§ Short problem
Give the count of lines in the data that include the string "this", with no added remarks.

§ Record set
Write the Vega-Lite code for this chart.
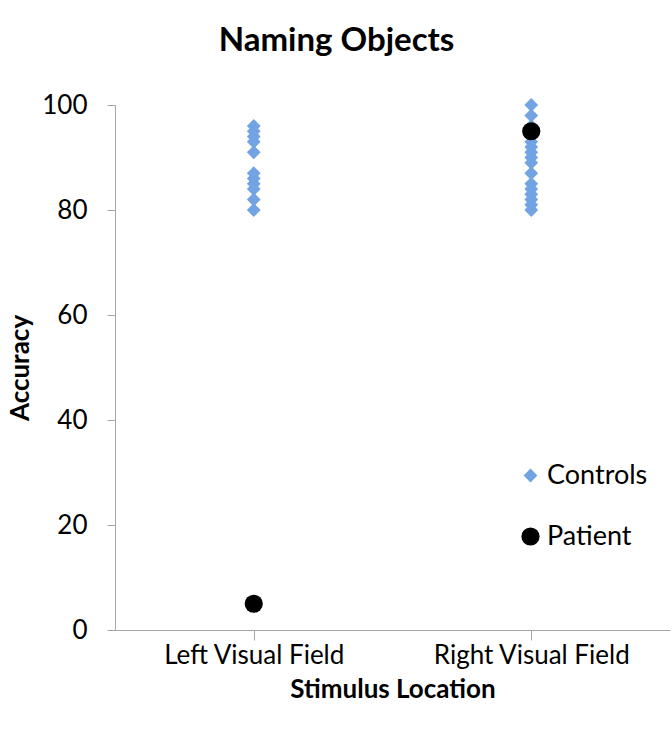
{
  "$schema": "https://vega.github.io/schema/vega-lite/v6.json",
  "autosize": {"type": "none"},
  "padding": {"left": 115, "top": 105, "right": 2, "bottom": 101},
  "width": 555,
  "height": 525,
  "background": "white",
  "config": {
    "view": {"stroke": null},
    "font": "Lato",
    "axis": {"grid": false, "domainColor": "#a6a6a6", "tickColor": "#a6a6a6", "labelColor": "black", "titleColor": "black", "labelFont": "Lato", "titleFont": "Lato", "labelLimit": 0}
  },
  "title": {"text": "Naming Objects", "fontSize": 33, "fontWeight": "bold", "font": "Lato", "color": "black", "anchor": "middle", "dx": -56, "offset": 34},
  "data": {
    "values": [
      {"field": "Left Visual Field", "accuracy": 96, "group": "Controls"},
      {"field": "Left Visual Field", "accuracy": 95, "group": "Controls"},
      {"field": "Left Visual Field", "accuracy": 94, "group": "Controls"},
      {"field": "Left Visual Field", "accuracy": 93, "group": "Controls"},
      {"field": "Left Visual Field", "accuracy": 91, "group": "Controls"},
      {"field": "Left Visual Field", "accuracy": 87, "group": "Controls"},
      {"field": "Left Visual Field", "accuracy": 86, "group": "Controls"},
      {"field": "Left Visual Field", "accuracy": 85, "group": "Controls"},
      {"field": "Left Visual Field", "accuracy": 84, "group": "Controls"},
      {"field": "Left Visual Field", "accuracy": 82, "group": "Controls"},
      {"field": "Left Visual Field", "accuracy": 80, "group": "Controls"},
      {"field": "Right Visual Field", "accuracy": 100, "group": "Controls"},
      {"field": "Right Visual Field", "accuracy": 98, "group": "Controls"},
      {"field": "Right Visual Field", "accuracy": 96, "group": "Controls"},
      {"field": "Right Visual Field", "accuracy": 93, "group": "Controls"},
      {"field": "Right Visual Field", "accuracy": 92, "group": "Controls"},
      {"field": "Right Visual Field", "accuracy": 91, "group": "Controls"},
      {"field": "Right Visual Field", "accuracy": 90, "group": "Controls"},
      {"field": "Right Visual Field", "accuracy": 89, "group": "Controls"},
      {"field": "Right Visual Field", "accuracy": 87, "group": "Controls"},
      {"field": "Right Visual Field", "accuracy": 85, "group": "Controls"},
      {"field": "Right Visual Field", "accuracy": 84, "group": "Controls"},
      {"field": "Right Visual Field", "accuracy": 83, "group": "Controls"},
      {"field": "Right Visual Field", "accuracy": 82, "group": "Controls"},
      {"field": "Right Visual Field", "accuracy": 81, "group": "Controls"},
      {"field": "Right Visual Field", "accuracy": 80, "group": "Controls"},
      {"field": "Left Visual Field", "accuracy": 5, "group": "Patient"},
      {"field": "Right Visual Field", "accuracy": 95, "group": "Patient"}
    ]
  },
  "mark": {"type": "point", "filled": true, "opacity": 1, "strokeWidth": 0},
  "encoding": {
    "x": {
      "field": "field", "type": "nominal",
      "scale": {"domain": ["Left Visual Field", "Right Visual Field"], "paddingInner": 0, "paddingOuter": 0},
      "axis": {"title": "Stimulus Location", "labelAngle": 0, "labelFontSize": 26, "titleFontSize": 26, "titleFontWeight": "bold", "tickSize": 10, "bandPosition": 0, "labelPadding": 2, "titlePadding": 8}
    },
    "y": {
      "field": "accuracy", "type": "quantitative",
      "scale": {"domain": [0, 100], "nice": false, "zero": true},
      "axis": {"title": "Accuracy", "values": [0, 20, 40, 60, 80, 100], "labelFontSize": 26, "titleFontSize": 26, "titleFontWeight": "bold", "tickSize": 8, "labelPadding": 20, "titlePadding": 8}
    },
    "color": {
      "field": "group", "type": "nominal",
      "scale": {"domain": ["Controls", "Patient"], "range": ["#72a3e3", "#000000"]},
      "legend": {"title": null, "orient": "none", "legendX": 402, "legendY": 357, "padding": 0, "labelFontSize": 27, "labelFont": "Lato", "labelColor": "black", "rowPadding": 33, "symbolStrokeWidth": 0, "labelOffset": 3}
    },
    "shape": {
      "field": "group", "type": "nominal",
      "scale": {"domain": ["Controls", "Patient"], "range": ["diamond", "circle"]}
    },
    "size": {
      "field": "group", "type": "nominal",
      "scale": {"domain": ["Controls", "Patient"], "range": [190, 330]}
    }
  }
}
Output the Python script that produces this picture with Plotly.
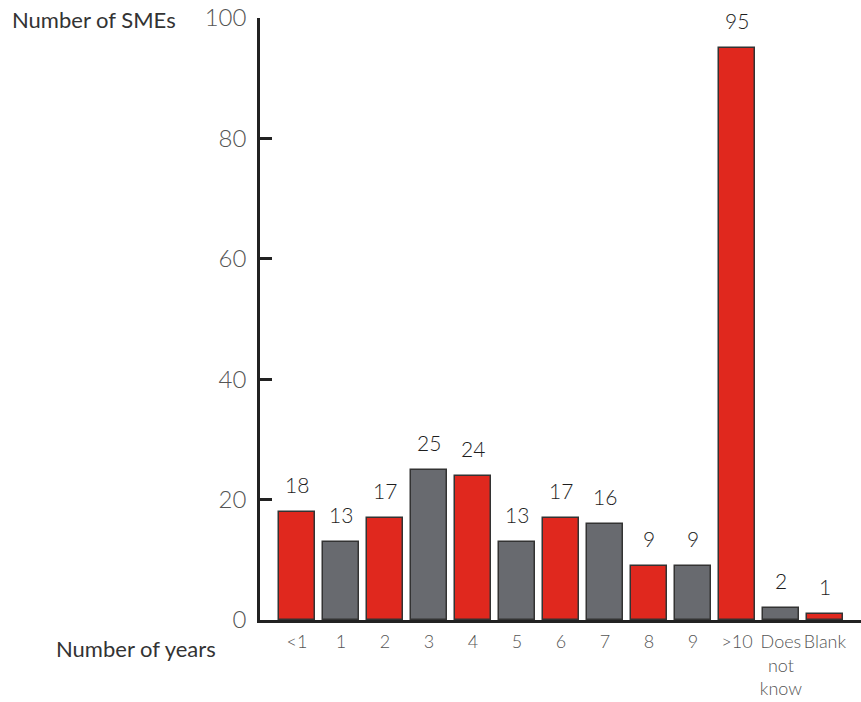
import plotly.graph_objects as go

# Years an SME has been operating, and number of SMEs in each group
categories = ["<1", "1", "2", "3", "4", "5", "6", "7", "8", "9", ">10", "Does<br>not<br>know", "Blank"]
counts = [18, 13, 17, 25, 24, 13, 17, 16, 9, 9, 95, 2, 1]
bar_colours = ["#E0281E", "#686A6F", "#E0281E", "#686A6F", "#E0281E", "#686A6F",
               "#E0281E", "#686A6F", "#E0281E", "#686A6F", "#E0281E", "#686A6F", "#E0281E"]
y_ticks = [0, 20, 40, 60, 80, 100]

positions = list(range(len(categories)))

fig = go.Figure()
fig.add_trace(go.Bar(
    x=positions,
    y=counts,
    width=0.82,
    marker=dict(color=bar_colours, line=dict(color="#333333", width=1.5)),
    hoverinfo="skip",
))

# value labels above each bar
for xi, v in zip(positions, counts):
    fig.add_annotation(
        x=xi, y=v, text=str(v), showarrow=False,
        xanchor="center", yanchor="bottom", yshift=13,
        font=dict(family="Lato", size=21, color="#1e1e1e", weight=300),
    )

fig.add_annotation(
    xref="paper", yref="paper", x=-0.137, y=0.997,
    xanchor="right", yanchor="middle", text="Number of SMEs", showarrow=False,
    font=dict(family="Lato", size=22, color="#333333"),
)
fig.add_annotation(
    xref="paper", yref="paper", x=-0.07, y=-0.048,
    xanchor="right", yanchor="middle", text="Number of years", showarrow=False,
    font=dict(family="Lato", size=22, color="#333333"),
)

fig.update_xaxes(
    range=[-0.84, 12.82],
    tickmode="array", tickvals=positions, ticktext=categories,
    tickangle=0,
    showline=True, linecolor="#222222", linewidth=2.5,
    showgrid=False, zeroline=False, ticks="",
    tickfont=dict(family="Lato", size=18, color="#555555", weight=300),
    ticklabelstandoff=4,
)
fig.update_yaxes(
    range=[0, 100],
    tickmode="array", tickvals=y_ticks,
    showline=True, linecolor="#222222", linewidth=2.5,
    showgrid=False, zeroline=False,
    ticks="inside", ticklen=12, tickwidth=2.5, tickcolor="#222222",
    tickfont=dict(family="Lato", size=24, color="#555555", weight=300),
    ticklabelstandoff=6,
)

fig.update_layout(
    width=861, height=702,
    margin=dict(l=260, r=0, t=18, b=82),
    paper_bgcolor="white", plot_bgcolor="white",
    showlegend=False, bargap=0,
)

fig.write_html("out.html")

---

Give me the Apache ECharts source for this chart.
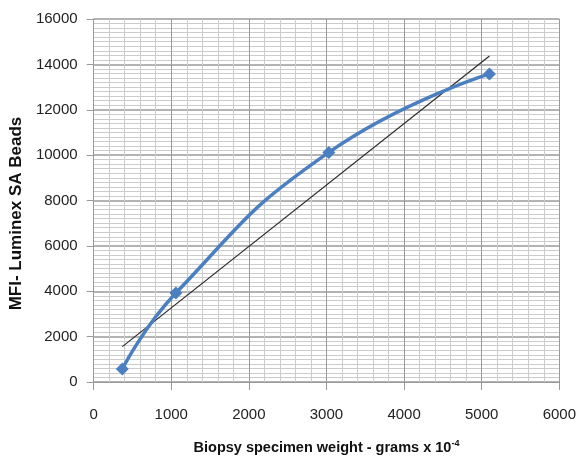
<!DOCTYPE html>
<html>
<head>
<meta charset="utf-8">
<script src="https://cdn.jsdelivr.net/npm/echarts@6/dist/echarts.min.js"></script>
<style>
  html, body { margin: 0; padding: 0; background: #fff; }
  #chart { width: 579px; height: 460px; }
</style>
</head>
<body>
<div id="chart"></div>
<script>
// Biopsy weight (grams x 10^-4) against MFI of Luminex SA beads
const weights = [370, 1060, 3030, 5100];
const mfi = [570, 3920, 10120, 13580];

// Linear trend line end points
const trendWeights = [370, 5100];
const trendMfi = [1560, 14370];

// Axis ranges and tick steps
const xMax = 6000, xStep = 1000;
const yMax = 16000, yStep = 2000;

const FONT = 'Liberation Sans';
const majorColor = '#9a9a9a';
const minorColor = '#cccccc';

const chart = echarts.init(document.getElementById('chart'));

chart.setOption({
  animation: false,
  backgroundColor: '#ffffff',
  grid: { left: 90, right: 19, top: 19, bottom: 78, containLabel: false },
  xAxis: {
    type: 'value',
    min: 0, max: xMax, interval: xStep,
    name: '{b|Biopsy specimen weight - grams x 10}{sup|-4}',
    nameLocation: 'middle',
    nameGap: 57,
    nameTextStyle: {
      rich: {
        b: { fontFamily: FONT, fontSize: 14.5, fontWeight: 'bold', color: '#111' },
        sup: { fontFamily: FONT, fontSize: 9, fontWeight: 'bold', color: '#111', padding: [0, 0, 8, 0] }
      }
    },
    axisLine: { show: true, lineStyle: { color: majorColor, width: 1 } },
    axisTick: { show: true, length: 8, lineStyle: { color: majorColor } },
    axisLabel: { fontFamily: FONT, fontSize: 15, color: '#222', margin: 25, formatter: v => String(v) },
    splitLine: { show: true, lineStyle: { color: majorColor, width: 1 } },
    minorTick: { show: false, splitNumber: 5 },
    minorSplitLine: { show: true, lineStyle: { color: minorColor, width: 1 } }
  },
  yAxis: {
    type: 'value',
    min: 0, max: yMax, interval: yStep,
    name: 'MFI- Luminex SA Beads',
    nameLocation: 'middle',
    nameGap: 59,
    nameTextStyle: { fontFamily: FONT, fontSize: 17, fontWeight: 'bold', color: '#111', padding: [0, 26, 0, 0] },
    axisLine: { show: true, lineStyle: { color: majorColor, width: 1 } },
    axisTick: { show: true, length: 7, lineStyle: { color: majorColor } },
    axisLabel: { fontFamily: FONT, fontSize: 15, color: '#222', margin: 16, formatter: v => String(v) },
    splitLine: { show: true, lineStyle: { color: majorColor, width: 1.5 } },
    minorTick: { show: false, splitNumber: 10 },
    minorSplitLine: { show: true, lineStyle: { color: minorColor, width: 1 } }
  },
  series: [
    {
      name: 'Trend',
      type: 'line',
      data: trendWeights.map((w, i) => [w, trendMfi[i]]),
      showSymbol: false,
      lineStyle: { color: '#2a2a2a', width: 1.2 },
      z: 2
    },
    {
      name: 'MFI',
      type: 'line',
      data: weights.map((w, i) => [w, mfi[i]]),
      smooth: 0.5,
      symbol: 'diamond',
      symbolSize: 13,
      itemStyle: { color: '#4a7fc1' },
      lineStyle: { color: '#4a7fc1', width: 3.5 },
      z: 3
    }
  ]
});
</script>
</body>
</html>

§ The reply
3